Data provided:

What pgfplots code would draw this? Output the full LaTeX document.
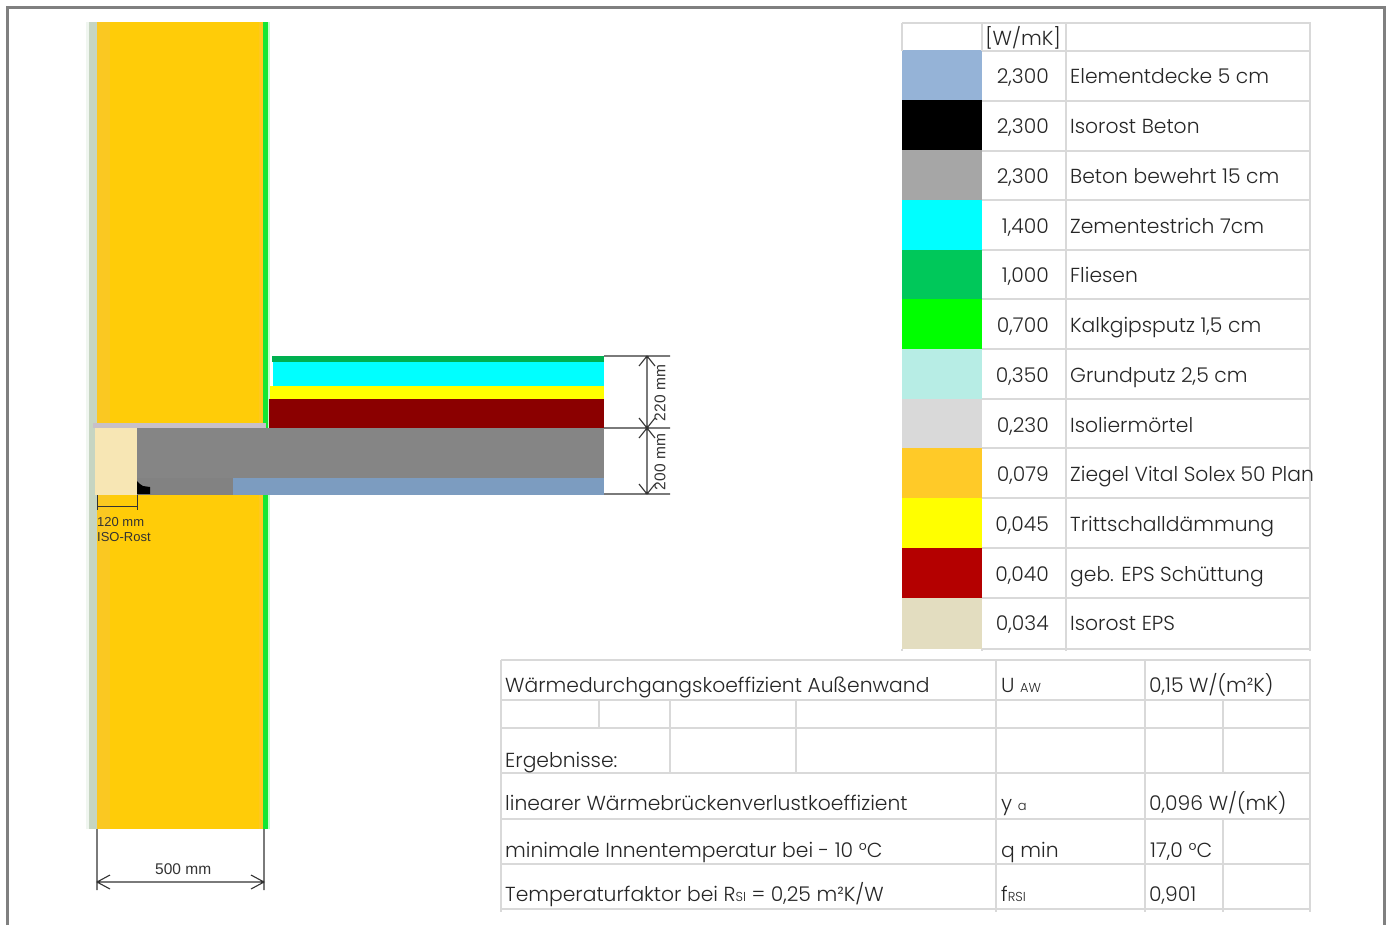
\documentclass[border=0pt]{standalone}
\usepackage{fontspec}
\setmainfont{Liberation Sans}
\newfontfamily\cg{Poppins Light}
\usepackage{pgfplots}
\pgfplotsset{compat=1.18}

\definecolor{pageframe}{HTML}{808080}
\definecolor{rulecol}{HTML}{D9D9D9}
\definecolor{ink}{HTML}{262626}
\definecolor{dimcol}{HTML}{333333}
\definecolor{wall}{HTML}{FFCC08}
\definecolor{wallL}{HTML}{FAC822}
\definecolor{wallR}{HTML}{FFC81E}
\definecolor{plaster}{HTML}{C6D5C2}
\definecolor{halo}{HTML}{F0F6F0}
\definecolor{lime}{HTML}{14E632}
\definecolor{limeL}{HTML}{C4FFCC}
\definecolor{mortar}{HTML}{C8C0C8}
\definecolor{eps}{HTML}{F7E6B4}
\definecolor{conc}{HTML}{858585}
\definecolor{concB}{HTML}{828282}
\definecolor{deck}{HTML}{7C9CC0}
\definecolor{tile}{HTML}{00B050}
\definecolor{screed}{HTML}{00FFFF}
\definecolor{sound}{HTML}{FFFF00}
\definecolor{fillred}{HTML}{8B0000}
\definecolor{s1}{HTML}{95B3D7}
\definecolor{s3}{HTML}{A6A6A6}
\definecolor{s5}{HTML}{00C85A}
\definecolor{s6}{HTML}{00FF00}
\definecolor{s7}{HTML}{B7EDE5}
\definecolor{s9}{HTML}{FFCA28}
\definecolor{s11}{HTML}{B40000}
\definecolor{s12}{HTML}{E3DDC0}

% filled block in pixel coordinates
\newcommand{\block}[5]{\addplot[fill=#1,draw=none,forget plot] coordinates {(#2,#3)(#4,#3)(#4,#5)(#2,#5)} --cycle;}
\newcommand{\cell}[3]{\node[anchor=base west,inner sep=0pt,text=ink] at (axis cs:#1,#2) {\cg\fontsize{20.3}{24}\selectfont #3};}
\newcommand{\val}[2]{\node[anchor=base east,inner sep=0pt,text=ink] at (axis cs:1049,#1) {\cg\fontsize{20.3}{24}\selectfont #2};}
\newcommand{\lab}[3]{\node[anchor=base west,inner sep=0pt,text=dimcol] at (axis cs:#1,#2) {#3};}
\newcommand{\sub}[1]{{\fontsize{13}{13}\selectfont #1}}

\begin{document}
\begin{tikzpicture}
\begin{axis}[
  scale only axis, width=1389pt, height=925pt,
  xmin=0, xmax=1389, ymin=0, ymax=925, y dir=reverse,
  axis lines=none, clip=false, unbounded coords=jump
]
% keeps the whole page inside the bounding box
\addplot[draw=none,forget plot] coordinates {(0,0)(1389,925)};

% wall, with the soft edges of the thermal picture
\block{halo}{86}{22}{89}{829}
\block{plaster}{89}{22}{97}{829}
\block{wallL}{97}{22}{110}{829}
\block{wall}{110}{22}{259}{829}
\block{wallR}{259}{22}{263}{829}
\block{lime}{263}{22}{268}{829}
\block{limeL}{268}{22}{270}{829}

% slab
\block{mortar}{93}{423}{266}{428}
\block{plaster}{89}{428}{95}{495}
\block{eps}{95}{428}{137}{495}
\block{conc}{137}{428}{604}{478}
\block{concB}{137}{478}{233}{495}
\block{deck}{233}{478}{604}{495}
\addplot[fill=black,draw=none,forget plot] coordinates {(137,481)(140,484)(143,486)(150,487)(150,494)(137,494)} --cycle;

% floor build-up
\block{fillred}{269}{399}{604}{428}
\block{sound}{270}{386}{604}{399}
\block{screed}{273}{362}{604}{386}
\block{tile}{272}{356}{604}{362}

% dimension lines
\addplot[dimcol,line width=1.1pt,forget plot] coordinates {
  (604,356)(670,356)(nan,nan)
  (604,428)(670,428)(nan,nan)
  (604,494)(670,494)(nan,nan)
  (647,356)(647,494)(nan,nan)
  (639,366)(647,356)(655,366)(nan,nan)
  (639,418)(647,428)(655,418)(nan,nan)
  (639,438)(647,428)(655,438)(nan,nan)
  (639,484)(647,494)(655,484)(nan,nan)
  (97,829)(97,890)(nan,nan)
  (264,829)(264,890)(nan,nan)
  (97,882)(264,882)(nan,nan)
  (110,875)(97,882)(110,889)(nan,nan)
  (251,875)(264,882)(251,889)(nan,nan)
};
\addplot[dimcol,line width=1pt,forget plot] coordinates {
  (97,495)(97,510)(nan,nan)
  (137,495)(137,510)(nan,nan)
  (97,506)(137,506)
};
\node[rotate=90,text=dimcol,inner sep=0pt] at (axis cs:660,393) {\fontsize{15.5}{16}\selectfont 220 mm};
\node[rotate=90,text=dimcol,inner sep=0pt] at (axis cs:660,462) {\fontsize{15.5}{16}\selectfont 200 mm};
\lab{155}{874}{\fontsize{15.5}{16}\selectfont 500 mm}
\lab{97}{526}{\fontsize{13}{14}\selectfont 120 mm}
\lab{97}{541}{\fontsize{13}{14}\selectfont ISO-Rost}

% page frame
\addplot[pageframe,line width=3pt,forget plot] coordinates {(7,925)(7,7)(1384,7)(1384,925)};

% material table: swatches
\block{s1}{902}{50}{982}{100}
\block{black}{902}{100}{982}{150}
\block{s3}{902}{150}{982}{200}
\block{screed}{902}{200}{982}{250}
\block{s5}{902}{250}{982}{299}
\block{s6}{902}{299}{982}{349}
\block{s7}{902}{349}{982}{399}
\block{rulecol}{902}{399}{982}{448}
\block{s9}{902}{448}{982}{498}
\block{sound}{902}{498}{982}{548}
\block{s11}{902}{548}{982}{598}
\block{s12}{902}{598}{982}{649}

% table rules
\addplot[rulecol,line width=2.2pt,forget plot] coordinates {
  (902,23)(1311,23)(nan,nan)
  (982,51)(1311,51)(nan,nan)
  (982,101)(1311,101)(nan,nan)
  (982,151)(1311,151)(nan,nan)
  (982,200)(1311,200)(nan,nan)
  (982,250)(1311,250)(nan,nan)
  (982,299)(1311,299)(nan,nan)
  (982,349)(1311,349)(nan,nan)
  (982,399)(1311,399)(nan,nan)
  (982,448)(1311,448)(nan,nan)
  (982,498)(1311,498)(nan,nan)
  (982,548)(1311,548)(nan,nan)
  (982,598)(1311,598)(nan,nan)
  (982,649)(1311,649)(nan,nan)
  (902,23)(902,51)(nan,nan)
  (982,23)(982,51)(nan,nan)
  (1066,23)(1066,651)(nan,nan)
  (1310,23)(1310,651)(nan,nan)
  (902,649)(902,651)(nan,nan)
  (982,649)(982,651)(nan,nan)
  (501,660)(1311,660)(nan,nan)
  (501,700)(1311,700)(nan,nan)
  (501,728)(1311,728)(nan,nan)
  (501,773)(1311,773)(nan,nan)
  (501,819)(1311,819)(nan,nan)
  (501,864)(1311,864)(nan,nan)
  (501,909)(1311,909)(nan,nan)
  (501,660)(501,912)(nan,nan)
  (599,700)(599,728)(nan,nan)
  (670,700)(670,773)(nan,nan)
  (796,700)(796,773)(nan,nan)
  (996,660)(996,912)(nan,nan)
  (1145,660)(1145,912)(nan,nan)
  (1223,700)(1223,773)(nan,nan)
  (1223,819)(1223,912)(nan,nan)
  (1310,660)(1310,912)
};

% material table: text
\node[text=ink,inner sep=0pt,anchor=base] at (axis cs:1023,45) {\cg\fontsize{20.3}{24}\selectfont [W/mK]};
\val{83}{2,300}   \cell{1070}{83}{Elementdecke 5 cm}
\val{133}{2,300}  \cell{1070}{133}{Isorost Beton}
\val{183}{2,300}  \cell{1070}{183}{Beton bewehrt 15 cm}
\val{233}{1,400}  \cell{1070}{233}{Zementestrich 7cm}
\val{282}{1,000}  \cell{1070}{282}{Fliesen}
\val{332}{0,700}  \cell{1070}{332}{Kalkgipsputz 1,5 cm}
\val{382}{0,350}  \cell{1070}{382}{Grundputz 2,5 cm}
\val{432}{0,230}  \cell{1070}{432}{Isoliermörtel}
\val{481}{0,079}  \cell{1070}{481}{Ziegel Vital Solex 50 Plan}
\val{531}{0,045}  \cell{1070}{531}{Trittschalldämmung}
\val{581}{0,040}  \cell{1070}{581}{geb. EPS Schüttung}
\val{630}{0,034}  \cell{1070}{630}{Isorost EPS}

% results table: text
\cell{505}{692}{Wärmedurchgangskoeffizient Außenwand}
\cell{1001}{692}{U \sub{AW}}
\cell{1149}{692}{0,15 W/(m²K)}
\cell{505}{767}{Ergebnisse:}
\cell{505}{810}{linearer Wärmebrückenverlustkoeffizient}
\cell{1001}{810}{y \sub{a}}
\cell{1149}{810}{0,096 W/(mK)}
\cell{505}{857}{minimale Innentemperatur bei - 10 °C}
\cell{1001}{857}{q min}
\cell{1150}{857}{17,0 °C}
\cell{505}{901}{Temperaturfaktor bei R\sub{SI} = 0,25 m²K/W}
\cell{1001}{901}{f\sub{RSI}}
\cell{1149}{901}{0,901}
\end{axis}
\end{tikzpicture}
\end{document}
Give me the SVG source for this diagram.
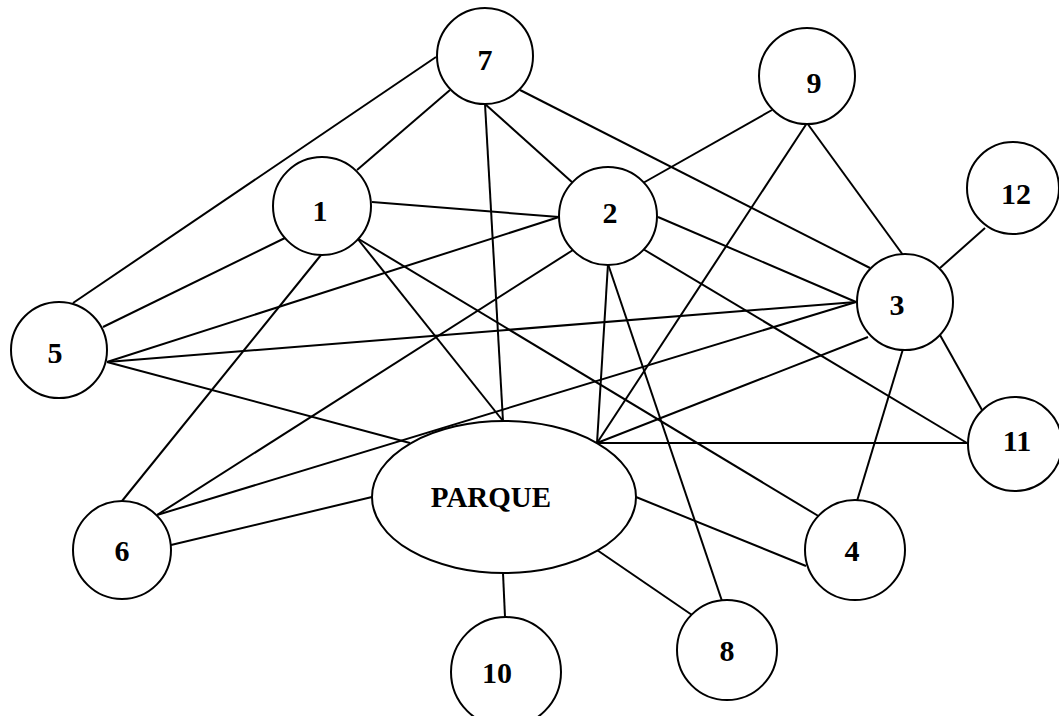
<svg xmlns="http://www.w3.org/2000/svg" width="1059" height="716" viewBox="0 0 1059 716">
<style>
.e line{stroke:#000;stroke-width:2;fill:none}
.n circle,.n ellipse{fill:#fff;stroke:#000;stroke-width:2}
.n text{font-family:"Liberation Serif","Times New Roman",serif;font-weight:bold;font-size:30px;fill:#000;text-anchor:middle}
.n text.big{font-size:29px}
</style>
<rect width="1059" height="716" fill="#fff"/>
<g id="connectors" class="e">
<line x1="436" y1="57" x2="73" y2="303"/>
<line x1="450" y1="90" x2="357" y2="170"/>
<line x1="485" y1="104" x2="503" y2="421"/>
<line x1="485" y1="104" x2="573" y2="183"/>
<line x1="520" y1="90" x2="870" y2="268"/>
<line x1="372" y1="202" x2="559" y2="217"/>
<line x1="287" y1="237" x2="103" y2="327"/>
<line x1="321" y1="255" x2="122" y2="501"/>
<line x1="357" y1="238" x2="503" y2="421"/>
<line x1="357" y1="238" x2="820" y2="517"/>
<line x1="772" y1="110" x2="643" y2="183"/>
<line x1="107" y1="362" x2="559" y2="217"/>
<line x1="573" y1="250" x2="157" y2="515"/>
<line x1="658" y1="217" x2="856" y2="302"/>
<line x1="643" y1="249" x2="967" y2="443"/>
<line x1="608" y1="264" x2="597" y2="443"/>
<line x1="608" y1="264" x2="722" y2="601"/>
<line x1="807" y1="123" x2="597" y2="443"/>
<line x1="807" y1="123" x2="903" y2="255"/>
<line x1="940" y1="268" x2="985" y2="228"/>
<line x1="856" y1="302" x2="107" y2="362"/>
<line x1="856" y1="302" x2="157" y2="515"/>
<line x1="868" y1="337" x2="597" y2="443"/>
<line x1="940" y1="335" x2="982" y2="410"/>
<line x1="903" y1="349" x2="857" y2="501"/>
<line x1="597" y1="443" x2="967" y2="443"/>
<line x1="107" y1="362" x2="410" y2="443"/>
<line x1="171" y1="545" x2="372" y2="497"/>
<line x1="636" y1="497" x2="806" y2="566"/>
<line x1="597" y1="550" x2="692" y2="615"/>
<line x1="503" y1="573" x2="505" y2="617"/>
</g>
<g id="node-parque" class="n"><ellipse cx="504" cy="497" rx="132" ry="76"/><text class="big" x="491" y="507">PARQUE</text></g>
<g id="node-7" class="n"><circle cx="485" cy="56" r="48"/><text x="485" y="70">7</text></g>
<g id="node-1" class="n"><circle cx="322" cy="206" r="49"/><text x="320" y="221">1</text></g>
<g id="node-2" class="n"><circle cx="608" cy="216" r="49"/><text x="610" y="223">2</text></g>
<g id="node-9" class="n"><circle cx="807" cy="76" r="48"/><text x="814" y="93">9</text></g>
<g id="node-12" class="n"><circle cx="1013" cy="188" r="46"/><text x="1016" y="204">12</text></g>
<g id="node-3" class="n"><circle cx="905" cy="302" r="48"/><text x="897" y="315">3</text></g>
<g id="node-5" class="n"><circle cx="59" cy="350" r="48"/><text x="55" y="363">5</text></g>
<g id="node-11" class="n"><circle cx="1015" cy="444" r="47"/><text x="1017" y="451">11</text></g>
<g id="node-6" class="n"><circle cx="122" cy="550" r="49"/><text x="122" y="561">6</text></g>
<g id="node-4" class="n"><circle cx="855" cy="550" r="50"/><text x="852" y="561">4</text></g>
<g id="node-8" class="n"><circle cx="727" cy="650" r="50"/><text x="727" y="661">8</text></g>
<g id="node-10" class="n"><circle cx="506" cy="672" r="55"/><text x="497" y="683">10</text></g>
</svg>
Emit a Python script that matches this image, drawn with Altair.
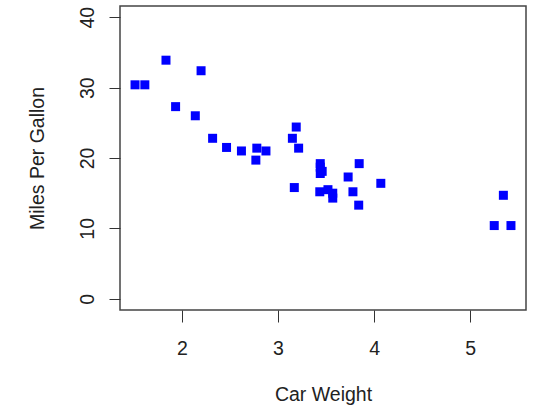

Directive: Only lines that contain the word "with" are wanted; copy each of them.

Correct response:
% wall, with the soft edges of the thermal picture
Emit a Python script that matches this image, drawn with Altair.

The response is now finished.